"Non esiste alcun sistema preventivo sicuro per la corruzione: a volte appalti perfetti celano fenomeni di corruzione. Non ho nessuna sicurezza che i nostri controlli impediscano la corruzione, la rendono sicuramente più difficile". Così parlava Raffaele Cantone ed era giusto un anno fa, in audizione davanti alla Commissione Antimafia. Oggi evidentemente il presidente dell'Autorità
nazionale anticorruzione, folgorato sulla via dei Navigli non la pensa ugualmente. Milano "si riappropria del ruolo di capitale morale d'Italia" dice il magistrato campano, contrapponendola a Roma che invece "non ha anticorpi". Da un uomo della statura morale di Raffaele Cantone accettiamo questa dichiarazione ritenendola come uno sprone a non arrendersi, a non lasciare il Paese nelle mani dei predoni degli appalti, degli sciacalli della Pubblica amministrazione, degli avvoltoi della spesa pubblica le opere, le speranze e i sogni del Paese.
Tuttavia non possiamo non ricordare che nemmeno un anno fa lo stesso Cantone implorava il commissariamento delle gare d'appalto delle architetture di servizio di Expo 2015 (luglio 2015), che denunciava la mancanza di un sistema di controllo sui padiglioni stranieri dell'Esposizione Universale (ottobre 2015). Non vorremmo ricordare, poi, il caso delle Vie d'acqua e di Primo Greganti e la raffica di interdittive antimafia per aziende in odore di ‘ndrangheta.

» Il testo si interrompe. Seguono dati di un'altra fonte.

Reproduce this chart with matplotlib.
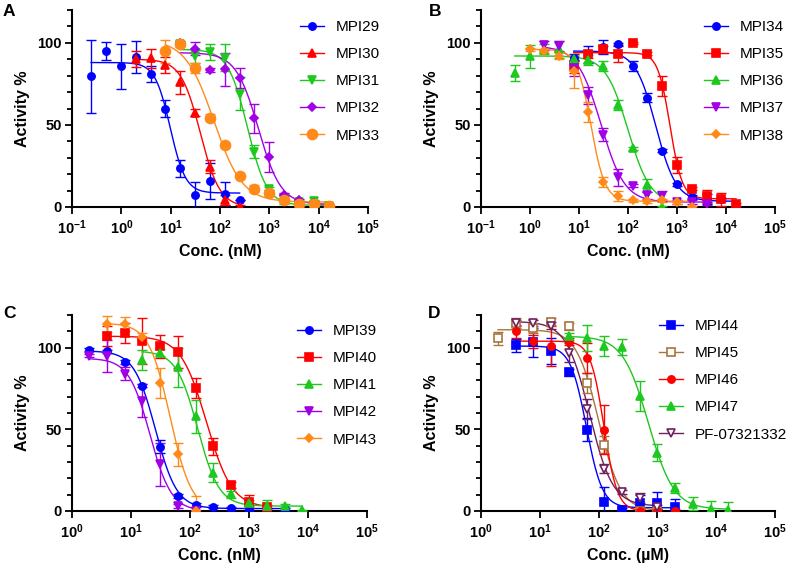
import numpy as np
import matplotlib
matplotlib.use('Agg')
from matplotlib import pyplot as plt
from matplotlib.lines import Line2D
from matplotlib.ticker import MultipleLocator, FixedLocator

plt.rcParams['font.family'] = ['Liberation Sans', 'DejaVu Sans']
plt.rcParams['mathtext.fontset'] = 'custom'
plt.rcParams['mathtext.bf'] = 'Liberation Sans:bold'
plt.rcParams['mathtext.rm'] = 'Liberation Sans:bold'

# ---- panel A ----
mpi29_x = [0.244, 0.488, 0.977, 1.95, 3.91, 7.81, 15.6, 31.25, 62.5, 125, 250]
mpi29_y = [79.5, 95.3, 85.7, 91.4, 81, 60, 23.5, 7.1, 15.7, 8.2, 4.1]
mpi29_e = [22.5, 5.5, 13.6, 9.5, 5, 5, 5, 8, 11, 7, 0]
mpi30_x = [1.95, 3.91, 7.81, 15.6, 31.25, 62.5, 125, 250]
mpi30_y = [90, 90.5, 86.5, 76, 57.5, 24.5, 4.5, 0]
mpi30_e = [5, 6, 5, 7, 2, 4, 3, 1]
mpi31_x = [15.6, 31.25, 62.5, 125, 250, 500, 1000, 2000, 4000, 8000, 16000]
mpi31_y = [99.5, 92, 94.3, 91, 69, 33.7, 11.2, 4.7, 3, 3.5, 0.6]
mpi31_e = [1, 4, 5, 8, 10, 4, 1, 3, 1, 1, 0.5]
mpi32_x = [15.6, 31.25, 62.5, 125, 250, 500, 1000, 2000, 4000, 8000, 16000]
mpi32_y = [100, 96.5, 83.5, 84, 78.4, 54, 30.6, 7.5, 4, 2.7, 0.6]
mpi32_e = [1, 4, 1, 10, 6, 9, 9, 1, 1, 1, 0.5]
mpi33_x = [7.81, 15.6, 31.25, 62.5, 125, 250, 500, 1000, 2000, 4000, 8000, 16000]
mpi33_y = [95, 99.2, 84.7, 54.5, 37.8, 19, 11.2, 8.6, 4, 2, 1.6, 0.8]
mpi33_e = [7, 2, 3, 2, 1, 1, 2, 2, 1, 1, 1, 1]
# fit parameters: top, bottom, IC50, hill
fit_a = [[88, 8.5, 9.8, 2.8], [90, 0, 40, 2.2], [96, 1, 360, 2.2],
         [94, 1.5, 600, 1.9], [102, 3, 75, 1.5]]

# ---- panel B ----
mpi34_x = [7.81, 15.6, 31.25, 62.5, 125, 250, 500, 1000, 2000, 4000, 8000, 16000]
mpi34_y = [91, 93, 97.5, 99, 85.7, 66.7, 34.3, 13.9, 6.1, 5.1, 4.7, 0]
mpi34_e = [2, 5, 4, 1, 3, 3, 1, 1, 1, 3, 1, 0.5]
mpi35_x = [7.81, 15.6, 31.25, 62.5, 125, 250, 500, 1000, 2000, 4000, 8000, 16000]
mpi35_y = [85.7, 93, 96, 93.5, 100, 93.5, 73.5, 25.5, 11.2, 6.5, 4.7, 1.6]
mpi35_e = [4, 2, 2, 5, 0.5, 1, 6, 5, 1, 4, 4, 1]
mpi36_x = [0.488, 0.977, 1.95, 3.91, 7.81, 15.6, 31.25, 62.5, 125, 250, 500]
mpi36_y = [81.6, 91.8, 96, 96, 90, 89.8, 85.7, 62.2, 35.7, 13.3, 0]
mpi36_e = [5, 7, 3, 5, 2, 3, 3, 3, 1, 4, 0.5]
mpi37_x = [1.95, 3.91, 7.81, 15.6, 31.25, 62.5, 125, 250, 500, 1000, 2000, 4000]
mpi37_y = [98.4, 98, 84.7, 68, 43.9, 18, 12.9, 7.1, 6.5, 3, 3, 2]
mpi37_e = [3, 3, 5, 5, 4, 5, 1, 2, 3, 1, 1, 1]
mpi38_x = [0.977, 1.95, 3.91, 7.81, 15.6, 31.25, 62.5, 125, 250, 500, 1000, 2000]
mpi38_y = [96, 95, 92.2, 82.7, 57.8, 15.3, 6.5, 4, 3.5, 4, 3, 0]
mpi38_e = [1, 1, 2, 10, 6, 3, 3, 1, 1, 1, 1, 0.5]
fit_b = [[95, 3.5, 370, 2.1], [94, 5, 720, 3.5], [92, 2, 100, 1.9],
         [98, 3, 28, 1.8], [96, 3.5, 17.5, 3]]

# ---- panel C ----
mpi39_x = [1.95, 3.91, 7.81, 15.6, 31.25, 62.5, 125, 250, 500, 1000, 2000, 4000]
mpi39_y = [98.8, 97.8, 91.2, 76.7, 39.3, 9.2, 3.7, 2.7, 1.6, 1, 0.6, 1]
mpi39_e = [1, 1, 1, 1, 4, 1, 1, 1, 1, 1, 1, 1]
mpi40_x = [3.91, 7.81, 15.6, 31.25, 62.5, 125, 250, 500, 1000, 2000]
mpi40_y = [107, 109, 104, 100.8, 97.3, 75.3, 39.5, 16, 5.7, 2.5]
mpi40_e = [6, 6, 14, 7, 10, 6, 5, 2, 4, 1]
mpi41_x = [15.6, 31.25, 62.5, 125, 250, 500, 1000, 2000, 4000, 8000]
mpi41_y = [92.4, 97, 88, 58, 23.5, 10.2, 5, 3, 3, 0.4]
mpi41_e = [6, 2, 12, 10, 6, 2, 2, 4, 1, 0.5]
mpi42_x = [1.95, 3.91, 7.81, 15.6, 31.25, 62.5, 125]
mpi42_y = [95, 95, 84, 67.5, 28.6, 3, 0]
mpi42_e = [1, 10, 4, 10, 13, 1, 0.5]
mpi43_x = [3.91, 7.81, 15.6, 31.25, 62.5, 125]
mpi43_y = [114.5, 114.5, 106.7, 78.3, 34.8, 0]
mpi43_e = [5, 4, 2, 9, 7, 9]
fit_c = [[98, 1.5, 26, 2.4], [107, 2, 190, 2], [98, 3, 135, 2.4],
         [93.5, 0, 21, 2.4], [115, 0, 46, 2.4]]

# ---- panel D ----
mpi44_x = [3.91, 7.81, 15.6, 31.25, 62.5, 125, 250, 500, 1000, 2000]
mpi44_y = [101.6, 103.3, 98.2, 84.9, 49.7, 5.7, 0.6, 4.7, 4.7, 2.5]
mpi44_e = [4, 9, 8, 2, 7, 9, 1, 5, 7, 5]
mpi45_x = [1.95, 3.91, 7.81, 15.6, 31.25, 62.5, 125, 500, 1000]
mpi45_y = [105.7, 115, 112, 116, 113, 78.3, 40.7, 0, 0]
mpi45_e = [4, 3, 3, 2, 2, 6, 5, 1, 1]
mpi46_x = [3.91, 7.81, 15.6, 31.25, 62.5, 125, 500, 1000, 2000]
mpi46_y = [110, 104, 101, 103.7, 93.7, 49.7, 0, 0, 0]
mpi46_e = [4, 4, 12, 2, 9, 15, 1, 1, 1]
mpi47_x = [31.25, 62.5, 125, 250, 500, 1000, 2000, 4000, 8000, 16000]
mpi47_y = [107, 106, 101, 100.6, 70.5, 35.8, 13.9, 4.5, 1, 0.6]
mpi47_e = [2, 8, 6, 5, 9, 5, 3, 4, 5, 5]
pf_x = [3.91, 7.81, 15.6, 31.25, 62.5, 125, 250, 500, 1000]
pf_y = [115, 115, 113.5, 97, 62.4, 26, 11.7, 8.2, 2.5]
pf_e = [2, 2, 2, 6, 6, 3, 1, 3, 1]
fit_d = [[101, 2, 62, 3.2], [111, 0, 100, 2.3], [104, 0, 123, 3.8],
         [107, 1, 700, 2], [116, 3, 70, 2.2]]

BLUE = '#0000ff'
RED = '#ff0000'
GREEN = '#1ec81e'
PURPLE = '#a100e6'
ORANGE = '#ff8a1a'
BROWN = '#a8753f'
PLUM = '#6e1f5e'


def hill(x, top, bottom, ic50, h):
    return bottom + (top - bottom) / (1 + (x / ic50) ** h)


def draw_series(ax, x, y, e, fit, color, marker, ms, mfc=None):
    mfc = color if mfc is None else mfc
    xs = np.logspace(np.log10(min(x)), np.log10(max(x)), 300)
    ax.plot(xs, hill(xs, *fit), color=color, lw=1.0, zorder=2)
    ax.errorbar(x, y, yerr=e, fmt='none', ecolor=color, elinewidth=1.0,
                capsize=3.5, capthick=1.0, zorder=3)
    ax.plot(x, y, linestyle='none', marker=marker, ms=ms, color=color,
            mfc=mfc, mec=color, mew=1.2, zorder=4)
    return Line2D([0], [0], color=color, lw=1.0, marker=marker, ms=ms,
                  mfc=mfc, mec=color, mew=1.2)


def style_axes(ax, xmin, unit):
    ax.set_xscale('log')
    ax.set_xlim(xmin, 1e5)
    ax.set_ylim(0, 120)
    exps = list(range(int(np.log10(xmin)), 6))
    ax.xaxis.set_major_locator(FixedLocator([10.0 ** k for k in exps]))
    ax.xaxis.set_minor_locator(FixedLocator([]))
    ax.set_xticklabels([r'$\mathbf{10^{%d}}$' % k for k in exps])
    ax.yaxis.set_major_locator(FixedLocator([0, 50, 100]))
    ax.yaxis.set_minor_locator(MultipleLocator(10))
    for lab in ax.get_yticklabels():
        lab.set_fontweight('bold')
    ax.tick_params(axis='both', which='major', labelsize=10.5, width=1.3, length=5, pad=2.5)
    ax.tick_params(axis='x', which='major', pad=3.5)
    ax.tick_params(axis='y', which='minor', width=1.3, length=3.5)
    for s in ['top', 'right']:
        ax.spines[s].set_visible(False)
    for s in ['left', 'bottom']:
        ax.spines[s].set_linewidth(1.5)
    ax.set_xlabel('Conc. (%s)' % unit, fontsize=11.5, fontweight='bold', labelpad=5)
    ax.set_ylabel('Activity %', fontsize=11.5, fontweight='bold', labelpad=5)


fig = plt.figure(figsize=(7.9, 5.68), dpi=100)
W, H = 790.0, 568.0


def axes_px(l, r, top, bot):
    return fig.add_axes([l / W, 1 - bot / H, (r - l) / W, (bot - top) / H])


axA = axes_px(72, 368, 10, 207)
axB = axes_px(481, 775, 10, 207)
axC = axes_px(72, 367, 315, 511)
axD = axes_px(481, 775, 315, 511)

style_axes(axA, 0.1, 'nM')
style_axes(axB, 0.1, 'nM')
style_axes(axC, 1, 'nM')
style_axes(axD, 1, 'µM')

hA = [draw_series(axA, mpi29_x, mpi29_y, mpi29_e, fit_a[0], BLUE, 'o', 5.2),
      draw_series(axA, mpi30_x, mpi30_y, mpi30_e, fit_a[1], RED, '^', 5.5),
      draw_series(axA, mpi31_x, mpi31_y, mpi31_e, fit_a[2], GREEN, 'v', 5.5),
      draw_series(axA, mpi32_x, mpi32_y, mpi32_e, fit_a[3], PURPLE, 'D', 3.6),
      draw_series(axA, mpi33_x, mpi33_y, mpi33_e, fit_a[4], ORANGE, 'o', 7.2)]
hB = [draw_series(axB, mpi34_x, mpi34_y, mpi34_e, fit_b[0], BLUE, 'o', 5.2),
      draw_series(axB, mpi35_x, mpi35_y, mpi35_e, fit_b[1], RED, 's', 5.2),
      draw_series(axB, mpi36_x, mpi36_y, mpi36_e, fit_b[2], GREEN, '^', 5.5),
      draw_series(axB, mpi37_x, mpi37_y, mpi37_e, fit_b[3], PURPLE, 'v', 5.5),
      draw_series(axB, mpi38_x, mpi38_y, mpi38_e, fit_b[4], ORANGE, 'D', 3.6)]
hC = [draw_series(axC, mpi39_x, mpi39_y, mpi39_e, fit_c[0], BLUE, 'o', 5.2),
      draw_series(axC, mpi40_x, mpi40_y, mpi40_e, fit_c[1], RED, 's', 5.2),
      draw_series(axC, mpi41_x, mpi41_y, mpi41_e, fit_c[2], GREEN, '^', 5.5),
      draw_series(axC, mpi42_x, mpi42_y, mpi42_e, fit_c[3], PURPLE, 'v', 5.5),
      draw_series(axC, mpi43_x, mpi43_y, mpi43_e, fit_c[4], ORANGE, 'D', 3.6)]
hD = [draw_series(axD, mpi44_x, mpi44_y, mpi44_e, fit_d[0], BLUE, 's', 5.2),
      draw_series(axD, mpi45_x, mpi45_y, mpi45_e, fit_d[1], BROWN, 's', 5.5, mfc='white'),
      draw_series(axD, mpi46_x, mpi46_y, mpi46_e, fit_d[2], RED, 'o', 5.2),
      draw_series(axD, mpi47_x, mpi47_y, mpi47_e, fit_d[3], GREEN, '^', 5.5),
      draw_series(axD, pf_x, pf_y, pf_e, fit_d[4], PLUM, 'v', 6, mfc='white')]

labA = ['MPI29', 'MPI30', 'MPI31', 'MPI32', 'MPI33']
labB = ['MPI34', 'MPI35', 'MPI36', 'MPI37', 'MPI38']
labC = ['MPI39', 'MPI40', 'MPI41', 'MPI42', 'MPI43']
labD = ['MPI44', 'MPI45', 'MPI46', 'MPI47', 'PF-07321332']

for ax, hs, labs, (lx, ty) in [(axA, hA, labA, (300, 20)), (axB, hB, labB, (704, 20)),
                               (axC, hC, labC, (297, 324)), (axD, hD, labD, (659, 319))]:
    ax.legend(hs, labs, loc='upper left', bbox_to_anchor=(lx / W, 1 - ty / H),
              bbox_transform=fig.transFigure, frameon=False, fontsize=11,
              handlelength=1.6, handletextpad=0.75, labelspacing=0.86,
              borderpad=0, borderaxespad=0)

for letter, (px, py) in zip('ABCD', [(3, 4), (429, 4), (3, 306), (428, 306)]):
    fig.text(px / W, 1 - py / H, letter, fontsize=12.5, fontweight='bold', va='top', ha='left')

fig.savefig('out.png', dpi=100)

Dunque di quale capitale morale stiamo parlando? Della città che faticosamente, con l'ausilio di strumenti straordinari e tuttavia troppo tardi, è riuscita ad arginare le fameliche formiche degli appalti? Non certo dei campioni d'onestà da fiction di Raiuno. All'ombra del Duomo non c'è un clima da Suburra, siamo d'accordo. Ma solo perché i protagonisti di questo romanzo criminale girano invisibili tra capitolati d'appalto e ricorsi al Tar.